### SHORT TASK
Extract everything from the first line through the line with "from matplotlib.patches import Patch", both ends included, except for any pictures.

### COLLECTED MATERIAL
_ _ _ _ _

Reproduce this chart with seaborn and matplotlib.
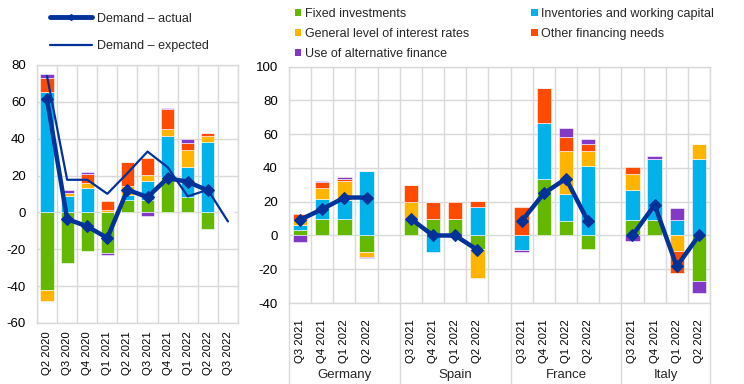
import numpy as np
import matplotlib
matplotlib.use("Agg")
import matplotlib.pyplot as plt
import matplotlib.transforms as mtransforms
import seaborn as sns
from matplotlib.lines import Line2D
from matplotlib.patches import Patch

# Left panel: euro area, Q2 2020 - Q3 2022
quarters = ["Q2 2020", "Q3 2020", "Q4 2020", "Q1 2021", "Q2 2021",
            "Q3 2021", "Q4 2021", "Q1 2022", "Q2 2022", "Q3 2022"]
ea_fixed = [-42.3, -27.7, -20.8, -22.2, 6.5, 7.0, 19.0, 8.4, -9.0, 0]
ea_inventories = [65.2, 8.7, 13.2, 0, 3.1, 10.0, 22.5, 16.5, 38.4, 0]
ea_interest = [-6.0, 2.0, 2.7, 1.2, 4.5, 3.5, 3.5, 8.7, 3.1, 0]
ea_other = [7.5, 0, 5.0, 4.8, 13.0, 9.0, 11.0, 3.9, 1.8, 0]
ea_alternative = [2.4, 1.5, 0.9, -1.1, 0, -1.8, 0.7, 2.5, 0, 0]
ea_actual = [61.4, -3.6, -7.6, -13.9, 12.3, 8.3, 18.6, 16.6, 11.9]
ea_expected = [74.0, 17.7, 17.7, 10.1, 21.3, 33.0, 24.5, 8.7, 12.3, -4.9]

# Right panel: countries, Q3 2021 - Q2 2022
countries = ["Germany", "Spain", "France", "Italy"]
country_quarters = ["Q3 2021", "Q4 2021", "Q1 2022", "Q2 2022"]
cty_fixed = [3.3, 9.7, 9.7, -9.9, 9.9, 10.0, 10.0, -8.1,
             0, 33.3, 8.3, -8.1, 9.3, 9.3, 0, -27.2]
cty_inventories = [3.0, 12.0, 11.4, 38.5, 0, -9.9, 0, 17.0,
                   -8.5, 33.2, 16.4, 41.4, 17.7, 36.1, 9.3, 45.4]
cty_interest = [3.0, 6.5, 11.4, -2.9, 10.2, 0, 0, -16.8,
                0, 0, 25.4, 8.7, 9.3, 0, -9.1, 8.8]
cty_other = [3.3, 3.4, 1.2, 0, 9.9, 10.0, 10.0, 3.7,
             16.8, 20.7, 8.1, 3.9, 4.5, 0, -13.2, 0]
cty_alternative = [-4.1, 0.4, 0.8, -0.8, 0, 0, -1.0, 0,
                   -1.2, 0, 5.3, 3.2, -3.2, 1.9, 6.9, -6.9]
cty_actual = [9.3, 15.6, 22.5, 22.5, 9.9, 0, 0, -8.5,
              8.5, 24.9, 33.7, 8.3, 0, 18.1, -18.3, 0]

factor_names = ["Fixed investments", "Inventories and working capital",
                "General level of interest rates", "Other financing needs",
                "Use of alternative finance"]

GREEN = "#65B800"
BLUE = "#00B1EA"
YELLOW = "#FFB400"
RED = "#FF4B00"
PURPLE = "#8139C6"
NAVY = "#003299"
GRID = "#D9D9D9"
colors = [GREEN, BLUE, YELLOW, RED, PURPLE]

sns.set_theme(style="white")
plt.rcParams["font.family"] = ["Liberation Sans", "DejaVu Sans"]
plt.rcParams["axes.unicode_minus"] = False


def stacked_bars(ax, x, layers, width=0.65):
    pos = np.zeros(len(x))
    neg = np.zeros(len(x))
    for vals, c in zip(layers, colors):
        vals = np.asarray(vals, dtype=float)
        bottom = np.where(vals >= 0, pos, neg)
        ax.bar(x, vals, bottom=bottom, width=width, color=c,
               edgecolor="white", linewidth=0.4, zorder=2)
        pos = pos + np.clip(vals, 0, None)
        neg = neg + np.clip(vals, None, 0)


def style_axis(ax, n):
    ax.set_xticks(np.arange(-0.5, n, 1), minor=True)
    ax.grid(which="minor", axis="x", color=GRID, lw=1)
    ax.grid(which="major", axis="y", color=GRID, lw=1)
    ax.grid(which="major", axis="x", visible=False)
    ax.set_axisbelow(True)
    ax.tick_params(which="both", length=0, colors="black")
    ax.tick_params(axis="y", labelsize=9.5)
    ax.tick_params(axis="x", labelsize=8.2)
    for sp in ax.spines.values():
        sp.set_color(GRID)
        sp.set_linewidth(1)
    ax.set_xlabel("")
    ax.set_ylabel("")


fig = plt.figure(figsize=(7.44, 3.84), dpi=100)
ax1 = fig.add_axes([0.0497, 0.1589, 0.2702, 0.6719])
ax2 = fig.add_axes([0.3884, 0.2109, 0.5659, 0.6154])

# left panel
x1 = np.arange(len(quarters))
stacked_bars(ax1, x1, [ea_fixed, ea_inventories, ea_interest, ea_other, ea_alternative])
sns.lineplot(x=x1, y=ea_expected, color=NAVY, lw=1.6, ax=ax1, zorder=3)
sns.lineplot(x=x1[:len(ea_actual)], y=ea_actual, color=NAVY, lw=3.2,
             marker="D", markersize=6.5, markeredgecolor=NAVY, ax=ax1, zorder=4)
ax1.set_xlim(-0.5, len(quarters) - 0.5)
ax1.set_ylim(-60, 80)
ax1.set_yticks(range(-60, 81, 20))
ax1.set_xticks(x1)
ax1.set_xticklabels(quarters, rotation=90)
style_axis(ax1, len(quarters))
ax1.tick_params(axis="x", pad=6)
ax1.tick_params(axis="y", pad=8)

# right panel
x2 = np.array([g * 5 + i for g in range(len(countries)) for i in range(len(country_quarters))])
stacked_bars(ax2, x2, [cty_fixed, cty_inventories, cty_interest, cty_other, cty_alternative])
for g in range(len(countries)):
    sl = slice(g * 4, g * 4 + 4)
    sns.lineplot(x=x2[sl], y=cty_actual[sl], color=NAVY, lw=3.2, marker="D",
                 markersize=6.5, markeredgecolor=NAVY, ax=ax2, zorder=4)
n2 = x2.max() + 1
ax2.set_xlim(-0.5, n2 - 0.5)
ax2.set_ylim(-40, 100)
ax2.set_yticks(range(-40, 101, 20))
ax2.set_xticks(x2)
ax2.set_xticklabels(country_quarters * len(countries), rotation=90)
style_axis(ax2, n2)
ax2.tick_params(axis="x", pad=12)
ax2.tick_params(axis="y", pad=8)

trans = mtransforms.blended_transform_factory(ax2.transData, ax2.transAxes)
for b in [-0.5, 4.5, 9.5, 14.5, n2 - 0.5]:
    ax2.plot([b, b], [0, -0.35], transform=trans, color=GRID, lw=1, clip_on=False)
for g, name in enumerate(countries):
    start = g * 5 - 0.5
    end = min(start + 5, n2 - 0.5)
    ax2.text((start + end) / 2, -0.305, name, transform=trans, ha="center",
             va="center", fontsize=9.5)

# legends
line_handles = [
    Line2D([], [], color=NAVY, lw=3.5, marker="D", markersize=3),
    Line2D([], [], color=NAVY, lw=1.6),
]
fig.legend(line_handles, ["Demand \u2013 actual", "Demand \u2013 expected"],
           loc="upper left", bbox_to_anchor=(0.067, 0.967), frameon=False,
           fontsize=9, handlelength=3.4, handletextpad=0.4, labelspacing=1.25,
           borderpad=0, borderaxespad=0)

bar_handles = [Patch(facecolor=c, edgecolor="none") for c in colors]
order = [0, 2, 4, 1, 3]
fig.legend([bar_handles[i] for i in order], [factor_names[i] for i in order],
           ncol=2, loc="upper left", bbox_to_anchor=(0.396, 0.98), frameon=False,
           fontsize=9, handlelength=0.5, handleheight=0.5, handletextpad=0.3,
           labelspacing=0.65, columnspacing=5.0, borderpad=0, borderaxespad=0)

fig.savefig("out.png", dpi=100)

_ _ _ _ _

### COMPLETE OUTPUT
Reproduce this chart with seaborn and matplotlib.
import numpy as np
import matplotlib
matplotlib.use("Agg")
import matplotlib.pyplot as plt
import matplotlib.transforms as mtransforms
import seaborn as sns
from matplotlib.lines import Line2D
from matplotlib.patches import Patch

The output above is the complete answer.